→ **Given task**: Produce an exact transcription of the listing below, omitting the pictures.

-- begin Material --

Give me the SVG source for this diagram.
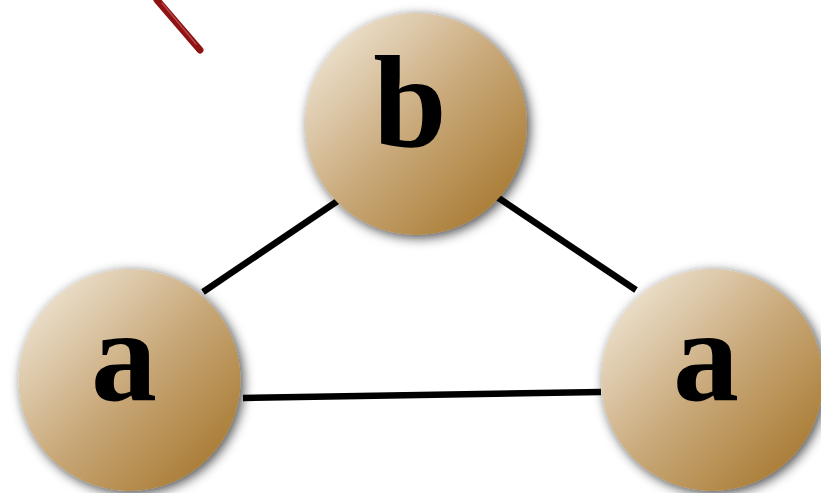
<svg xmlns="http://www.w3.org/2000/svg" width="821" height="493" viewBox="0 0 821 493">
<defs>
<linearGradient id="g" x1="0.1" y1="0.1" x2="0.9" y2="0.9">
<stop offset="0" stop-color="#ede2d0"/>
<stop offset="0.5" stop-color="#c9a97a"/>
<stop offset="1" stop-color="#a87a32"/>
</linearGradient>
<filter id="sh" x="-20%" y="-20%" width="140%" height="140%">
<feDropShadow dx="3" dy="3" stdDeviation="6" flood-color="#000" flood-opacity="0.7"/>
</filter>
<style>
.node circle{fill:url(#g);filter:url(#sh)}
.node text{font-family:"Liberation Serif","Times New Roman",serif;font-weight:bold;font-size:132px;fill:#000;text-anchor:middle}
.edge{stroke:#000;stroke-width:6.5;stroke-linecap:butt}
</style>
</defs>
<g id="scribble" stroke-linecap="round">
<line x1="157" y1="0" x2="200" y2="50" stroke="#8e1414" stroke-width="7"/>
<line x1="162" y1="3" x2="196" y2="44" stroke="#c25050" stroke-width="1.5" opacity="0.8"/>
</g>
<g id="connectors">
<line class="edge" x1="342" y1="198" x2="203" y2="292"/>
<line class="edge" x1="497" y1="197" x2="636" y2="290"/>
<line class="edge" x1="243" y1="398" x2="601" y2="392"/>
</g>
<g id="node-b" class="node">
<circle cx="416" cy="124" r="111"/>
<text x="410" y="146">b</text>
</g>
<g id="node-a1" class="node">
<circle cx="129.5" cy="380" r="111"/>
<text x="124" y="400">a</text>
</g>
<g id="node-a2" class="node">
<circle cx="712" cy="380" r="111"/>
<text x="706" y="400">a</text>
</g>
</svg>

-- end Material --

→ **Answer to this exercise**:
Give me the SVG source for this diagram.
<svg xmlns="http://www.w3.org/2000/svg" width="821" height="493" viewBox="0 0 821 493">
<defs>
<linearGradient id="g" x1="0.1" y1="0.1" x2="0.9" y2="0.9">
<stop offset="0" stop-color="#ede2d0"/>
<stop offset="0.5" stop-color="#c9a97a"/>
<stop offset="1" stop-color="#a87a32"/>
</linearGradient>
<filter id="sh" x="-20%" y="-20%" width="140%" height="140%">
<feDropShadow dx="3" dy="3" stdDeviation="6" flood-color="#000" flood-opacity="0.7"/>
</filter>
<style>
.node circle{fill:url(#g);filter:url(#sh)}
.node text{font-family:"Liberation Serif","Times New Roman",serif;font-weight:bold;font-size:132px;fill:#000;text-anchor:middle}
.edge{stroke:#000;stroke-width:6.5;stroke-linecap:butt}
</style>
</defs>
<g id="scribble" stroke-linecap="round">
<line x1="157" y1="0" x2="200" y2="50" stroke="#8e1414" stroke-width="7"/>
<line x1="162" y1="3" x2="196" y2="44" stroke="#c25050" stroke-width="1.5" opacity="0.8"/>
</g>
<g id="connectors">
<line class="edge" x1="342" y1="198" x2="203" y2="292"/>
<line class="edge" x1="497" y1="197" x2="636" y2="290"/>
<line class="edge" x1="243" y1="398" x2="601" y2="392"/>
</g>
<g id="node-b" class="node">
<circle cx="416" cy="124" r="111"/>
<text x="410" y="146">b</text>
</g>
<g id="node-a1" class="node">
<circle cx="129.5" cy="380" r="111"/>
<text x="124" y="400">a</text>
</g>
<g id="node-a2" class="node">
<circle cx="712" cy="380" r="111"/>
<text x="706" y="400">a</text>
</g>
</svg>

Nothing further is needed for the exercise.